Demystifying Git Object Packs and Managing Repository Size

Demystifying Git Object Packs and Managing Repository Size

Unveiling the Secrets of Git Object Packs: Best Practices for Optimizing and Controlling Repository Size

Introduction

Git, a distributed version control system, is widely used for tracking changes in source code during software development. When you initiate a new Git repository using git init, a hidden directory called .git is created. Over time, as you commit changes to your repository, you may notice the .git folder growing in size. One significant contributor to this growth is the objects/pack folder, which contains Git object packs.

In this article, we will demystify Git object packs, understand why they exist, and explore strategies for managing repository size.

Understanding Git Object Packs

What are Git Objects?

Git stores data in the form of objects, representing various elements such as blobs (file content), trees (directory structure), commits (a set of changes), and tags (labels for specific points in history). Each object in Git is identified by a unique SHA-1 hash.

The Need for Object Packs

As a project evolves, the number of objects in a Git repository can become substantial, leading to increased storage requirements. To address this, Git employs a process called "packing," where individual objects are compressed and stored in a single file known as a packfile.

Packing offers several advantages:

  1. Space Efficiency: Compression reduces the overall storage footprint.

  2. Faster Operations: Reading from a single packfile is faster than reading multiple loose objects.

Examining the .git/objects/pack Folder

When you observe the .git/objects/pack directory, you'll likely find several packfiles. These files have names like pack-<SHA>.pack and pack-<SHA>.idx, where <SHA> is a unique identifier. The .pack file contains the compressed object data, while the .idx file is an index that helps Git quickly locate objects within the pack.

Managing Git Repository Size

Now that we understand the role of object packs in Git, let's explore strategies for managing repository size.

1. Garbage Collection:

Git periodically runs a garbage collection process (git gc) to optimize the repository. This process identifies unreferenced or "dangling" objects and removes them, freeing up space. Running git gc manually can be useful, especially in larger repositories.

git gc

2. Pruning Remote Branches:

If your repository tracks remote branches that have been deleted, you can prune them to remove the corresponding objects from the repository.

git remote prune origin

3. Shallow Cloning:

For repositories with extensive history, consider performing shallow clones. This means fetching only a specific depth of commits, reducing the number of objects fetched.

git clone --depth=1 <repository_url>

4. Object Count:

Check the number of loose objects and packs in your repository:

git count-objects -v

Understanding these numbers can give insights into the distribution of objects in your repository.
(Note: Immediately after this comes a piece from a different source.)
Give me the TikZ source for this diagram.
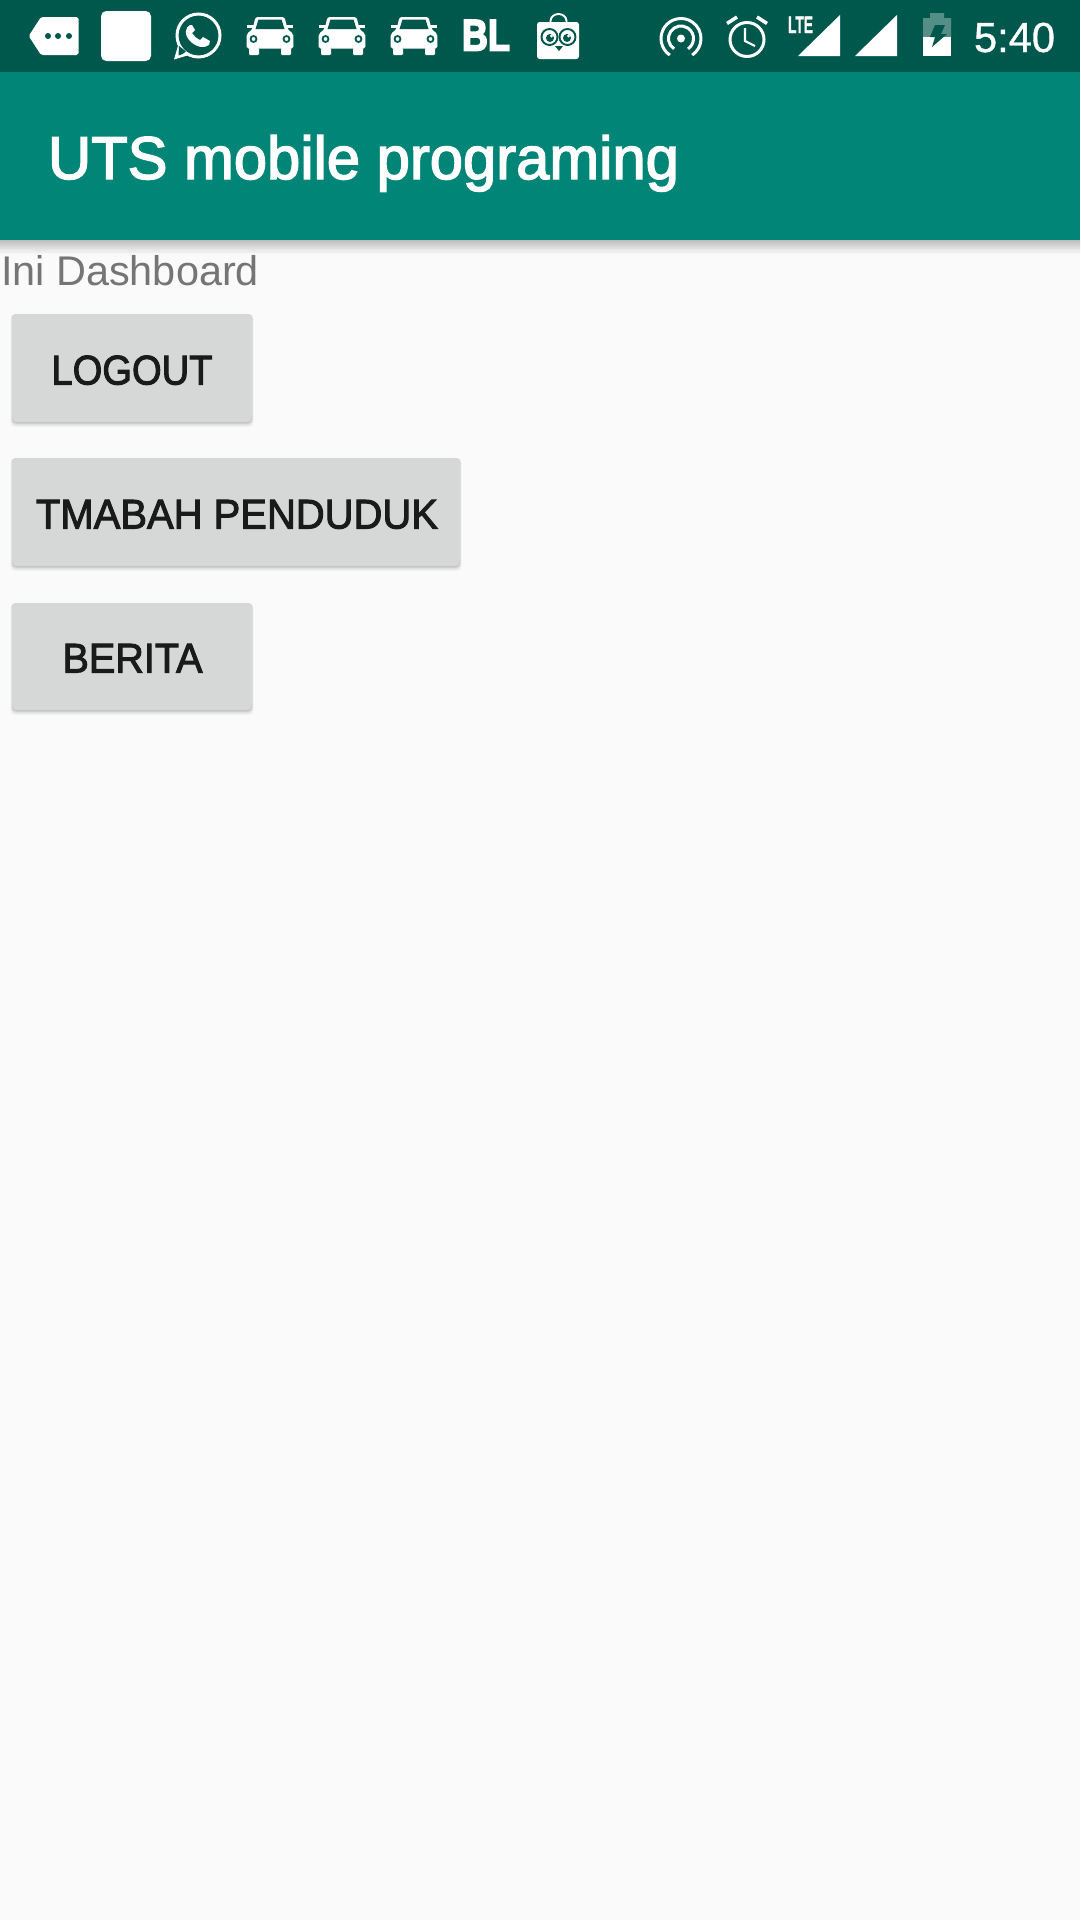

5. Large File Storage (LFS):

For repositories with large binary files, consider using Git LFS to store them outside the standard Git object storage. This prevents the .git folder from bloating.

Conclusion

Git object packs play a crucial role in optimizing storage and improving performance. By understanding their purpose and employing effective management strategies, you can keep your Git repository lean and efficient. Regular maintenance, combined with the use of appropriate Git commands, ensures a smooth and streamlined version control experience.